Wednesday, January 16, 2002
University of California Office of the President

Media Contact:
Charles McFadden
(510) 987-9193

California Must Expand UC Graduate Enrollments and Increase Student Support,
UC Commission Concludes

To serve the state's needs by 2010, the University of California must boost systemwide graduate student enrollment by at least 11,000, a nearly 50 percent increase, and increase support for individual graduate students, a university commission has concluded.

California is dead last among the 15 largest states in growth in graduate enrollments over the last 10 years, the commission reported, and is one of only five states in which graduate enrollments declined during the last decade.

The Commission on the Growth and Support of Graduate Education, appointed by UC Board of Regents Chairman S. Sue Johnson and UC President Richard C. Atkinson, spent last year examining unmet needs for graduate education and financial support for graduate students.

"In a knowledge-based economy where advanced education is at a premium, the fact that the University of California is lagging so dramatically in graduate enrollments is an issue that simply must be addressed," Atkinson said. "If we hope to maintain the state's supremacy in such fields as biotechnology and electronics, create new industries not yet imagined, and solve California's pressing social and environmental problems, we need a highly educated workforce - and that means expanded graduate enrollments."

In addition to the need for a well-educated workforce, California's colleges and universities will need to hire an estimated 40,000 new faculty during the coming decade, to teach the huge increase in undergraduate students expected to enroll. California's colleges will depend on graduates from UC's doctoral programs for many of these faculty, the commission noted.

But commissioners said that to enroll the numbers of graduate students needed and to recruit the most talented students to UC, the university will need to increase funding to meet students' educational and living costs. The commission concludes that by 2010, UC will need to increase funding for graduate student support to $215 million annually, about a 50 percent increase. The bulk of that money is expected from traditional sources, but there will still exist a $65 million shortfall.

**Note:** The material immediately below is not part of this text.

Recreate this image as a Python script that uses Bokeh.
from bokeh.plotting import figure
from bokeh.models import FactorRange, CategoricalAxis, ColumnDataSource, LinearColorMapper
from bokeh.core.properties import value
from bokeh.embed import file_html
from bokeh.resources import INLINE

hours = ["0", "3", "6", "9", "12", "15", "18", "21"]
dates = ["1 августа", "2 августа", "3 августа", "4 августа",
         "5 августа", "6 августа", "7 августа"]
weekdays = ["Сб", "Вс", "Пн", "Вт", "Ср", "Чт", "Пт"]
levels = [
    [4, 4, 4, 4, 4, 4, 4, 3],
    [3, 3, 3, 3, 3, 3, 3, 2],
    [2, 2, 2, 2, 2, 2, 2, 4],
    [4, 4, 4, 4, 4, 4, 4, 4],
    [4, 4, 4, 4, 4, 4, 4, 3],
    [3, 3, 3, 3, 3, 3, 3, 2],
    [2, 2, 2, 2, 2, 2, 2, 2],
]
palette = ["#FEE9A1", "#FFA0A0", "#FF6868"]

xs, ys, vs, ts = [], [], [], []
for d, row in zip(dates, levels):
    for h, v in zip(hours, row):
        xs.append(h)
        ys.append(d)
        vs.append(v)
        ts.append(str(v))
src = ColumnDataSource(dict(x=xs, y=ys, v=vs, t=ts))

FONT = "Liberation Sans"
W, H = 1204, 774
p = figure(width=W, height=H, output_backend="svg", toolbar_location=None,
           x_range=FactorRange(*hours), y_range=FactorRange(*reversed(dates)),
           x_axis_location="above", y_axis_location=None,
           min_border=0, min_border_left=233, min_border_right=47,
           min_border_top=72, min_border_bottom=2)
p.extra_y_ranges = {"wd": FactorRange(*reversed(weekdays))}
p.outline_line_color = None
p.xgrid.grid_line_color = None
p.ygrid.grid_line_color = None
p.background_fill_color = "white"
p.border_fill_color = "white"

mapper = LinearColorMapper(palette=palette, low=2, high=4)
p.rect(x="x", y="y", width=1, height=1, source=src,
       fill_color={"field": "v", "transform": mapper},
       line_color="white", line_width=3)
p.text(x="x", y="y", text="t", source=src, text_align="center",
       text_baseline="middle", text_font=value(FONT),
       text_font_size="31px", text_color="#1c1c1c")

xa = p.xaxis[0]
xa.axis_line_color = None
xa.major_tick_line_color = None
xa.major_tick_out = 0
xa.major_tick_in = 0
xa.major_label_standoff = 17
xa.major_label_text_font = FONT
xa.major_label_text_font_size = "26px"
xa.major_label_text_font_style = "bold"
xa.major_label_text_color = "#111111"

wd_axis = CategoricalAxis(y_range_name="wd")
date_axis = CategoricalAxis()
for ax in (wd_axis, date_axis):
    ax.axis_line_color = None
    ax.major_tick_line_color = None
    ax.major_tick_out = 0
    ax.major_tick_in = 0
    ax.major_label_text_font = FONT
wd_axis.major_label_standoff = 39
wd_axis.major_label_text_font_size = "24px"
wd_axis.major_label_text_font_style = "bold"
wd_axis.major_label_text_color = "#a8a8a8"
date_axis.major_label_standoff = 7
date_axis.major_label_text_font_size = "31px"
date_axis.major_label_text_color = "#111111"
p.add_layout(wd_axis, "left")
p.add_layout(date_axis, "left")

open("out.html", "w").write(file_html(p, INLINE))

The commission recommended that the university propose to the state creation of state-funded postsecondary teaching fellowships for UC and other postsecondary institutions in California. Doctoral students would receive fellowship stipends in return for a commitment to provide four years of teaching service at a public or private postsecondary institution in California. Funding for graduate student support would also be sought from federal and private sources, as well as from the state.

The commission also said that UC must review its own practices in regard to graduate students to ensure that the university's environment for graduate students is the best in the nation. Affordable housing, additional programs to enhance faculty-student and student-student interaction, and improved career planning and placement are among the priority areas to be addressed.

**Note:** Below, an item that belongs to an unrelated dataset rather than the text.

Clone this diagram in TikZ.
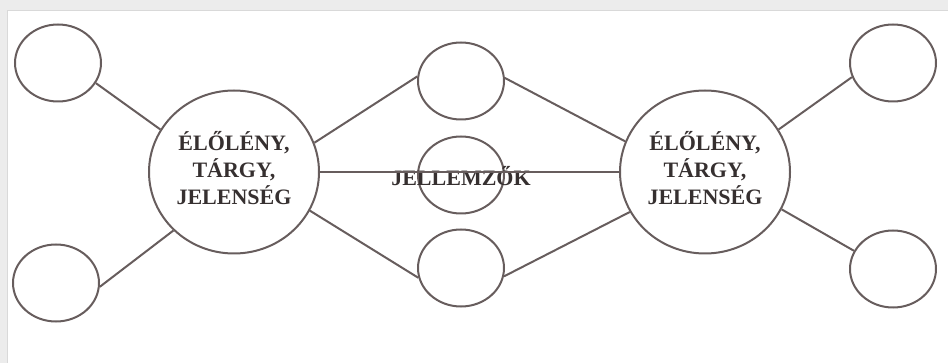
\documentclass[tikz,border=0pt]{standalone}
\usepackage{fontspec}
\setmainfont{Liberation Serif}
\usetikzlibrary{shapes.geometric}

\definecolor{linegray}{HTML}{675D5D}
\definecolor{textgray}{HTML}{363030}
\definecolor{framegray}{HTML}{ECECEC}

\begin{document}
\begin{tikzpicture}[x=1pt, y=-1pt,
    small/.style={draw=linegray, line width=2pt, ellipse, minimum width=86pt, minimum height=77pt, inner sep=0pt},
    big/.style={draw=linegray, line width=2pt, ellipse, minimum width=170pt, minimum height=163pt, inner sep=0pt,
        align=center, text=textgray, font=\fontsize{22}{27}\selectfont\bfseries},
    link/.style={draw=linegray, line width=2pt}]
    \useasboundingbox (0,0) rectangle (948,363);
    % frame
    \fill[framegray] (0,0) rectangle (948,10);
    \fill[framegray] (0,0) rectangle (7,363);
    \draw[gray!30, line width=0.8pt] (7,363) -- (7,10) -- (948,10);

    % main nodes
    \node[big] (objL) at (234,172) {\raisebox{3pt}{\begin{tabular}{@{}c@{}}ÉLŐLÉNY,\\TÁRGY,\\JELENSÉG\end{tabular}}};
    \node[big] (objR) at (705,172) {\raisebox{3pt}{\begin{tabular}{@{}c@{}}ÉLŐLÉNY,\\TÁRGY,\\JELENSÉG\end{tabular}}};

    % small circles
    \node[small] (tl) at (58,63) {};
    \node[small] (bl) at (56,283) {};
    \node[small] (tm) at (461,81) {};
    \node[small, label={[text=textgray, font=\fontsize{22}{27}\selectfont\bfseries, yshift=-1pt]center:JELLEMZŐK}] (mm) at (461,175) {};
    \node[small] (bm) at (461,268) {};
    \node[small] (tr) at (893,63) {};
    \node[small] (br) at (893,269) {};

    % connectors
    \draw[link] (tl.-28) -- (objL.150);
    \draw[link] (bl.-5) -- (objL.224);
    \draw[link] (objL.20) -- (tm.174);
    \draw[link] (objL.-27) -- (bm.193);
    \draw[link] (objL) -- (objR);
    \draw[link] (tm.4) -- (objR.159);
    \draw[link] (bm.-11) -- (objR.208);
    \draw[link] (objR.30) -- (tr.199);
    \draw[link] (objR.-26) -- (br.155);
\end{tikzpicture}
\end{document}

The commission's six top recommendations on how UC should expand its graduate programs and increase support for graduate students are:

- Seek an increase in federal support for fellowship stipends from the current $16,000-18,000 annually to $25,000, and advocate as well for an additional 1,500 stipends nationwide for graduate students (increase to UC: $22 million).

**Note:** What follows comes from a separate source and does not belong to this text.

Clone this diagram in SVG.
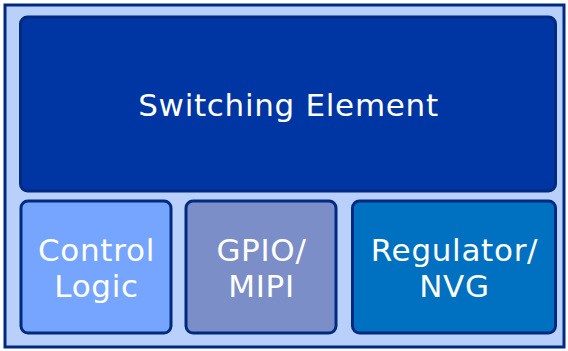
<svg xmlns="http://www.w3.org/2000/svg" width="568" height="351" viewBox="0 0 568 351">
<style>
.box{stroke:#002a80;stroke-width:3}
.t{font-family:"DejaVu Sans",Verdana,sans-serif;font-size:31px;letter-spacing:0.7px;fill:#ffffff;text-anchor:middle}
</style>
<rect x="0" y="0" width="568" height="351" fill="#ffffff"/>
<g id="frame"><rect x="5" y="5" width="559" height="342" fill="#b9d0fb" stroke="#002a80" stroke-width="3"/></g>
<g id="connectors"></g>
<g id="switching"><rect class="box" x="20.5" y="17" width="535" height="174" rx="7" fill="#0036a4"/><text class="t" x="288.5" y="116">Switching Element</text></g>
<g id="control"><rect class="box" x="21" y="201" width="150" height="132" rx="7" fill="#76a5ff"/><text class="t" x="96.5" y="261">Control</text><text class="t" x="96.5" y="297">Logic</text></g>
<g id="gpio"><rect class="box" x="186" y="201" width="150" height="132" rx="7" fill="#7b8ec8"/><text class="t" x="261.5" y="261">GPIO/</text><text class="t" x="261.5" y="297">MIPI</text></g>
<g id="regulator"><rect class="box" x="352.5" y="201" width="203" height="132" rx="7" fill="#0070c0"/><text class="t" x="454.5" y="261">Regulator/</text><text class="t" x="454.5" y="297">NVG</text></g>
</svg>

- Urge the state to create a program of repayable fellowships for doctoral students in California universities who, upon graduation, agree to teach in California higher education institutions (increase to UC: $20 million).

- Seek state funding for 1,000 "incentive grants" for students awarded prestigious national fellowships to make the University of California more competitive in enrolling them (increase to UC: $10 million).

- Develop a program of collaborative industry-university internships for graduate students, particularly at the master's level, integrated with their academic programs (increase to UC: $8 million).

- Create a University of California graduate fellowships endowment to raise the funds necessary to provide $5 million annually for first-year and dissertation-year fellowships, especially in underfunded disciplines (increased immediate fundraising with a goal of a $125 million endowment).

- Develop a solid case for more funding for nonresident graduate students, and then inform state and federal decision-makers and private donors about the importance of educating graduate domestic nonresident and graduate international students in California, proposing to them the funding necessary to accomplish it.

The 22-member commission was appointed by chairman Johnson and Atkinson in January 2001. It is co-chaired by Johnson and UC Provost C. Judson King.